December 3, 2024

Hundreds rally in support of Iranian opposition

ASSOCIATED PRESS

WASHINGTON (AP) — Hundreds of people rallied outside the White House on Saturday, calling on President Barack Obama to remove an Iranian opposition group once allied with Saddam Hussein’s Iraqi regime from the U.S. list of terrorist organizations.

Former Pennsylvania Govs. Tom Ridge and Ed Rendell were among the speakers urging the U.S. to take the Mujahedin-e Khalq off the State Department’s list. Ridge, a Republican, was the nation’s first homeland security secretary. Rendell is a top Democrat who helped elect Obama.

“The only group that should be on the list is the country of Iran itself, under the rule of the mullahs,” Ridge said, noting recent U.S. allegations of a foiled Iranian plot to assassinate Saudi Arabia’s ambassador in Washington.

The U.S. added MEK to its terrorist list in 1997. But last year a federal court ordered the State Department to reconsider and meanwhile the group has rallied many members of Congress and former high-ranking U.S. officials to its cause.

Delisting would allow the Paris-based group to raise money and operate in the U.S., which it is currently prohibited from doing.

The MEK carried out a series of bombings and assassinations against Iran’s clerical regime in the 1980s and fought alongside Saddam’s forces in the Iran-Iraq war. But the group says it renounced violence in 2001.

Ridge and Rendell said the MEK has not been linked to any terrorist attacks since that time. They pointed out that the European Union and the United Kingdom have concluded that the MEK is not a terrorist organization and called on Obama to reach the same decision.

Critics of the MEK say it has cult-like characteristics and that delisting it would be seen even by moderate Iranians as an endorsement by the U.S. of terrorism. A 2010 State Department report on the MEK said: “The group’s worldwide campaign against the Iranian government uses propaganda and terrorism to achieve its objectives.”

Demonstrators protest in front of the White House during a freedom rally outside in Washington Saturday, Oct. 22, 2011. Hundreds of people rallied, demanding that an Iranian opposition group, Mujahedin-e Khalq (MEK) be removed from a U.S. terror list. (AP Photo/Jose Luis Magana)
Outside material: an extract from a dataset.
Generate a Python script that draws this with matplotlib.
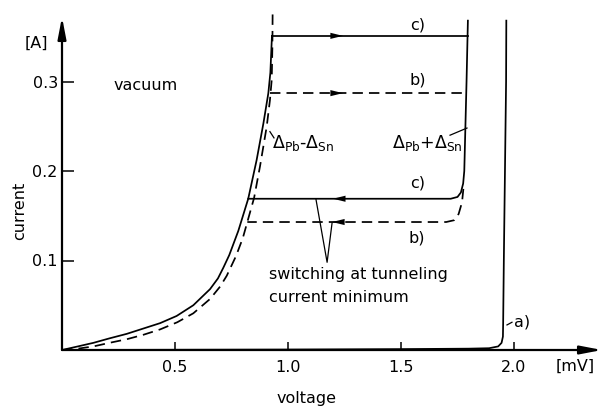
import matplotlib
matplotlib.use("Agg")
import matplotlib.pyplot as plt

# ---------------- data (voltage in mV, current in A) ----------------
# rising branch, case c) (solid)
c_rise_v = [0.0, 0.07, 0.139, 0.21, 0.286, 0.36, 0.434, 0.507, 0.581, 0.655, 0.69, 0.714,
            0.74, 0.78, 0.824, 0.861, 0.891, 0.913, 0.922, 0.929]
c_rise_i = [0.0, 0.004, 0.008, 0.013, 0.018, 0.024, 0.030, 0.038, 0.050, 0.068, 0.080, 0.092,
            0.106, 0.133, 0.169, 0.212, 0.253, 0.287, 0.31, 0.351]
c_top_v = [0.929, 1.796]
c_top_i = [0.351, 0.351]
c_return_v = [1.796, 1.79, 1.78, 1.775, 1.765, 1.75, 1.72, 0.824]
c_return_i = [0.368, 0.30, 0.20, 0.186, 0.176, 0.171, 0.169, 0.169]

# rising branch, case b) (dashed)
b_rise_v = [0.0, 0.07, 0.139, 0.21, 0.286, 0.36, 0.434, 0.51, 0.581, 0.655, 0.70, 0.729,
            0.77, 0.80, 0.82, 0.85, 0.876, 0.906, 0.92, 0.928, 0.931, 0.932]
b_rise_i = [0.0, 0.0015, 0.004, 0.008, 0.012, 0.017, 0.023, 0.031, 0.041, 0.057, 0.071, 0.083,
            0.105, 0.125, 0.143, 0.17, 0.205, 0.25, 0.279, 0.302, 0.34, 0.378]
b_top_v = [0.92, 1.776]
b_top_i = [0.287, 0.287]
b_return_v = [1.776, 1.77, 1.755, 1.735, 1.70, 0.82]
b_return_i = [0.180, 0.165, 0.152, 0.145, 0.143, 0.143]

# case a) (no switching)
a_v = [0.0, 1.0, 1.5, 1.8, 1.89, 1.93, 1.945, 1.951, 1.952, 1.955, 1.96, 1.965, 1.966]
a_i = [0.0, 0.0005, 0.001, 0.0015, 0.002, 0.004, 0.008, 0.015, 0.03, 0.1, 0.2, 0.3, 0.368]

# arrow tips (voltage, current, direction)
arrow_tips = [(1.243, 0.351, 1), (1.243, 0.287, 1),
              (1.199, 0.169, -1), (1.195, 0.143, -1)]

x_ticks = [0.5, 1.0, 1.5, 2.0]
x_tick_labels = ["0.5", "1.0", "1.5", "2.0"]
y_ticks = [0.1, 0.2, 0.3]
y_tick_labels = ["0.1", "0.2", "0.3"]

# ---------------- figure ----------------
W, H = 605, 411
fig = plt.figure(figsize=(W / 100, H / 100), dpi=100)
x0px, x1px = 62, 602
y0px, y1px = 350, 5
ax = fig.add_axes([x0px / W, (H - y0px) / H, (x1px - x0px) / W, (y0px - y1px) / H])
xmax = (x1px - x0px) / 226.0
ymax = (y0px - y1px) / 895.0
ax.set_xlim(0, xmax)
ax.set_ylim(0, ymax)
for s in ax.spines.values():
    s.set_visible(False)

FS = 11.5
lw = 1.25
dash = (0, (6, 3.5))

ax.plot(c_rise_v, c_rise_i, color="black", lw=lw)
ax.plot(c_top_v, c_top_i, color="black", lw=lw)
ax.plot(c_return_v, c_return_i, color="black", lw=lw)
ax.plot(b_rise_v, b_rise_i, color="black", lw=lw, linestyle=dash)
ax.plot(b_top_v, b_top_i, color="black", lw=lw, linestyle=dash)
ax.plot(b_return_v, b_return_i, color="black", lw=lw, linestyle=dash)
ax.plot(a_v, a_i, color="black", lw=lw)

for v, i, d in arrow_tips:
    ax.annotate("", xy=(v, i), xytext=(v - d * 0.07, i),
                arrowprops=dict(arrowstyle="-|>,head_length=0.9,head_width=0.22",
                                color="black", lw=0.01, shrinkA=0, shrinkB=0))

# axes with arrows
ax.annotate("", xy=(xmax, 0), xytext=(0, 0), annotation_clip=False,
            arrowprops=dict(arrowstyle="-|>,head_length=1.3,head_width=0.25",
                            color="black", lw=1.6, shrinkA=0, shrinkB=0))
ax.annotate("", xy=(0, (y0px - 17) / 895.0), xytext=(0, 0), annotation_clip=False,
            arrowprops=dict(arrowstyle="-|>,head_length=1.3,head_width=0.25",
                            color="black", lw=1.6, shrinkA=0, shrinkB=0))

ax.set_xticks(x_ticks)
ax.set_xticklabels(x_tick_labels)
ax.set_yticks(y_ticks)
ax.set_yticklabels(y_tick_labels)
ax.tick_params(axis="x", direction="in", length=5.5, width=1.1, pad=7, labelsize=FS)
ax.tick_params(axis="y", direction="in", length=8.5, width=1.1, pad=3, labelsize=FS)

# texts
ax.text(0.372, 0.296, "vacuum", fontsize=FS, ha="center", va="center")
ax.text(-0.115, 0.343, "[A]", fontsize=FS, ha="center", va="center", clip_on=False)
ax.text(-0.186, 0.156, "current", fontsize=FS, ha="center", va="center",
        rotation=90, clip_on=False)
ax.text(1.084, -0.054, "voltage", fontsize=FS, ha="center", va="center", clip_on=False)
ax.text(2.27, -0.018, "[mV]", fontsize=FS, ha="center", va="center", clip_on=False)

ax.text(1.575, 0.363, "c)", fontsize=FS, ha="center", va="center")
ax.text(1.575, 0.302, "b)", fontsize=FS, ha="center", va="center")
ax.text(1.575, 0.187, "c)", fontsize=FS, ha="center", va="center")
ax.text(1.571, 0.125, "b)", fontsize=FS, ha="center", va="center")
ax.text(2.00, 0.031, "a)", fontsize=FS, ha="left", va="center")

ax.text(0.929, 0.231, r"$\Delta_{\rm Pb}$-$\Delta_{\rm Sn}$", fontsize=FS + 1,
        ha="left", va="center")
ax.text(1.46, 0.231, r"$\Delta_{\rm Pb}$+$\Delta_{\rm Sn}$", fontsize=FS + 1,
        ha="left", va="center")
ax.text(0.916, 0.084, "switching at tunneling", fontsize=FS, ha="left", va="center")
ax.text(0.916, 0.059, "current minimum", fontsize=FS, ha="left", va="center")

# leader lines
lk = dict(color="black", lw=0.9)
ax.plot([1.124, 1.173, 1.195], [0.168, 0.098, 0.142], **lk)
ax.plot([1.717, 1.792], [0.240, 0.248], **lk)
ax.plot([0.920, 0.938], [0.244, 0.237], **lk)
ax.plot([1.969, 1.991], [0.028, 0.031], **lk)

fig.savefig("out.png", dpi=100)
MEK spokesman Ali Safavi called the State Department’s description “a political statement and not a factual one.” He said the group would not have such broad Congressional support if it was engaged in terrorist activities.

Saturday’s noisy protest took place outside the wrought iron gates of the White House.

“We want President Obama to hear us,” said Rendell, a former Democratic Party national chairman.

Obama left the White House for the drive to Andrews Air Force Base in suburban Maryland to play golf as the demonstration began, and it’s not clear if he heard any of it.

During the rally, the mostly Iranian-American crowd broke into regular chants of “MEK, yes. Mullahs, no. They are terrorists. They must go,” and “President Obama, listen to us. MEK listing is unjust.”

The event was organized by the Iranian American Professionals and Scholars of Maryland.

Organizers say the MEK was put on the terror list to appease Iranian leaders, but that has only given the regime an excuse to arrest and kill dissidents in Iran and Iraq. They contend that delisting would strengthen a major Iranian opposition group.

The MEK has revealed the existence of several important Iranian nuclear facilities.

U.S. officials say that Iran is laying the groundwork for a nuclear weapons program, although its leaders may not have decided to build a bomb. Iran says its nuclear ambitions are entirely peaceful.

Speakers at the protest also urged the U.S. to continue supporting more than 3,000 former MEK fighters and others living at Camp Ashraf near Iraq’s border with Iran. The Iraqi government wants to close the camp and Iraqi security forces have twice raided Ashraf, most recently in April. The U.N. said at least 34 people were killed in that incident.

The U.S. has pledged to protect camp residents from violence, but those rallying outside the White House said Obama’s announcement of a complete pullout of U.S. troops from Iraq by the end of the year could make that promise difficult to keep.